◆ Exercise requirements: Only the lines from the start of the data through the line containing "ax = fig.add_axes([left" should be written out, exactly as they are, with both ends included and the pictures left out.

◆ Given material:

---

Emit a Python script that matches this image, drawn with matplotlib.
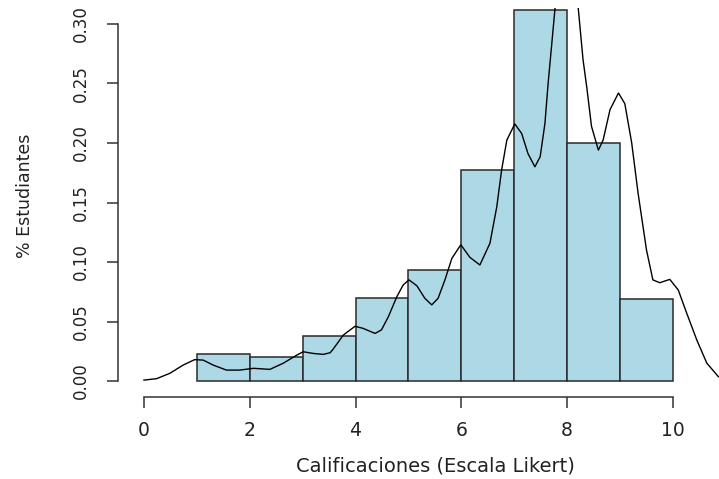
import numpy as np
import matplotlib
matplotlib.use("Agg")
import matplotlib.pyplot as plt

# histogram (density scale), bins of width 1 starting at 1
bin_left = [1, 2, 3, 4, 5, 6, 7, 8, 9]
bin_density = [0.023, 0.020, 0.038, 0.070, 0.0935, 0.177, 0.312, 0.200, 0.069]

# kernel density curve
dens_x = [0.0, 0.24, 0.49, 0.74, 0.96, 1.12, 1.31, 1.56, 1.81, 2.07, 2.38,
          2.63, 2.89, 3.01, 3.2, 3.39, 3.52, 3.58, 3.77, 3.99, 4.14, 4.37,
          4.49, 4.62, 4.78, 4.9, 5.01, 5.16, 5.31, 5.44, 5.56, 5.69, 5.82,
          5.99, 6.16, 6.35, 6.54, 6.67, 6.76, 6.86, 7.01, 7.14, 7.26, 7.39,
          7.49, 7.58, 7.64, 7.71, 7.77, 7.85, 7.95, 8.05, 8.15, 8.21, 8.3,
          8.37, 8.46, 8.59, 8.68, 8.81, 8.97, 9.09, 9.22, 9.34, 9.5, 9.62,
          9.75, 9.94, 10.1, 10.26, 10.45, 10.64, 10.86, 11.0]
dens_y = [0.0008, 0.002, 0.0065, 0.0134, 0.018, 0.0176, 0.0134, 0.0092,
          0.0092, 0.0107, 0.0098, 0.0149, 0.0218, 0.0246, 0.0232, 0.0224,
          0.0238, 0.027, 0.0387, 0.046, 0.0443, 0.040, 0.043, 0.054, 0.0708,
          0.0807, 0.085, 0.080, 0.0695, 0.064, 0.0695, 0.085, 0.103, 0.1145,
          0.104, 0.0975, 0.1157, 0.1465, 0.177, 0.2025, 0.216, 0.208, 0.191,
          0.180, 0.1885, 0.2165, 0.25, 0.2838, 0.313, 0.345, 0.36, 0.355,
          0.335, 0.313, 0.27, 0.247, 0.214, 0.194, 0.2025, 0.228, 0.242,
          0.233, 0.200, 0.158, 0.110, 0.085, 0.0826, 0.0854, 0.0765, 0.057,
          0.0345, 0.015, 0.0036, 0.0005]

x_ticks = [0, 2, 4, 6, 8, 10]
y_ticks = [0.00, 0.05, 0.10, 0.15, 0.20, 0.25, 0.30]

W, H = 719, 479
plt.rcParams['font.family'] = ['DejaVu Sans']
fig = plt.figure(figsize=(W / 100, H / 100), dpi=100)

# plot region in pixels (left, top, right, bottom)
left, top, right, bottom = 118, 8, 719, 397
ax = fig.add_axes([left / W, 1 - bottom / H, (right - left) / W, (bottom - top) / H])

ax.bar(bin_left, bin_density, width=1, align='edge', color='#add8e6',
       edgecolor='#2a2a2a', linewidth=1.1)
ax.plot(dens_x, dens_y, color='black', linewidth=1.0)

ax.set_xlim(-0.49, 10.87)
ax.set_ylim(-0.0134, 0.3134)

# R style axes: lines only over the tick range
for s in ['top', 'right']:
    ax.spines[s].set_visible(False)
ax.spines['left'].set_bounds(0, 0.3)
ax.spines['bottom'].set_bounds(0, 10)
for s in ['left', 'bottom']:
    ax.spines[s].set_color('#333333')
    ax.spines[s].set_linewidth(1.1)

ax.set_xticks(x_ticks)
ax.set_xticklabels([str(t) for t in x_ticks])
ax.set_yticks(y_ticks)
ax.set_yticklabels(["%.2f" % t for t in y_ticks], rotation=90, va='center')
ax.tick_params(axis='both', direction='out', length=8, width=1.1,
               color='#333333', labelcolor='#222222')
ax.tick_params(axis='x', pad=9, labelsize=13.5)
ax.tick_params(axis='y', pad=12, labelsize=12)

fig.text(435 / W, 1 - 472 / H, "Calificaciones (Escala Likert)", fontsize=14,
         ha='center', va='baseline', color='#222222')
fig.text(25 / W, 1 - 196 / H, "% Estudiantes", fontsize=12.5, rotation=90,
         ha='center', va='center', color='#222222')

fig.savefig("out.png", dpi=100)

---

◆ Solved problem:
Emit a Python script that matches this image, drawn with matplotlib.
import numpy as np
import matplotlib
matplotlib.use("Agg")
import matplotlib.pyplot as plt

# histogram (density scale), bins of width 1 starting at 1
bin_left = [1, 2, 3, 4, 5, 6, 7, 8, 9]
bin_density = [0.023, 0.020, 0.038, 0.070, 0.0935, 0.177, 0.312, 0.200, 0.069]

# kernel density curve
dens_x = [0.0, 0.24, 0.49, 0.74, 0.96, 1.12, 1.31, 1.56, 1.81, 2.07, 2.38,
          2.63, 2.89, 3.01, 3.2, 3.39, 3.52, 3.58, 3.77, 3.99, 4.14, 4.37,
          4.49, 4.62, 4.78, 4.9, 5.01, 5.16, 5.31, 5.44, 5.56, 5.69, 5.82,
          5.99, 6.16, 6.35, 6.54, 6.67, 6.76, 6.86, 7.01, 7.14, 7.26, 7.39,
          7.49, 7.58, 7.64, 7.71, 7.77, 7.85, 7.95, 8.05, 8.15, 8.21, 8.3,
          8.37, 8.46, 8.59, 8.68, 8.81, 8.97, 9.09, 9.22, 9.34, 9.5, 9.62,
          9.75, 9.94, 10.1, 10.26, 10.45, 10.64, 10.86, 11.0]
dens_y = [0.0008, 0.002, 0.0065, 0.0134, 0.018, 0.0176, 0.0134, 0.0092,
          0.0092, 0.0107, 0.0098, 0.0149, 0.0218, 0.0246, 0.0232, 0.0224,
          0.0238, 0.027, 0.0387, 0.046, 0.0443, 0.040, 0.043, 0.054, 0.0708,
          0.0807, 0.085, 0.080, 0.0695, 0.064, 0.0695, 0.085, 0.103, 0.1145,
          0.104, 0.0975, 0.1157, 0.1465, 0.177, 0.2025, 0.216, 0.208, 0.191,
          0.180, 0.1885, 0.2165, 0.25, 0.2838, 0.313, 0.345, 0.36, 0.355,
          0.335, 0.313, 0.27, 0.247, 0.214, 0.194, 0.2025, 0.228, 0.242,
          0.233, 0.200, 0.158, 0.110, 0.085, 0.0826, 0.0854, 0.0765, 0.057,
          0.0345, 0.015, 0.0036, 0.0005]

x_ticks = [0, 2, 4, 6, 8, 10]
y_ticks = [0.00, 0.05, 0.10, 0.15, 0.20, 0.25, 0.30]

W, H = 719, 479
plt.rcParams['font.family'] = ['DejaVu Sans']
fig = plt.figure(figsize=(W / 100, H / 100), dpi=100)

# plot region in pixels (left, top, right, bottom)
left, top, right, bottom = 118, 8, 719, 397
ax = fig.add_axes([left / W, 1 - bottom / H, (right - left) / W, (bottom - top) / H])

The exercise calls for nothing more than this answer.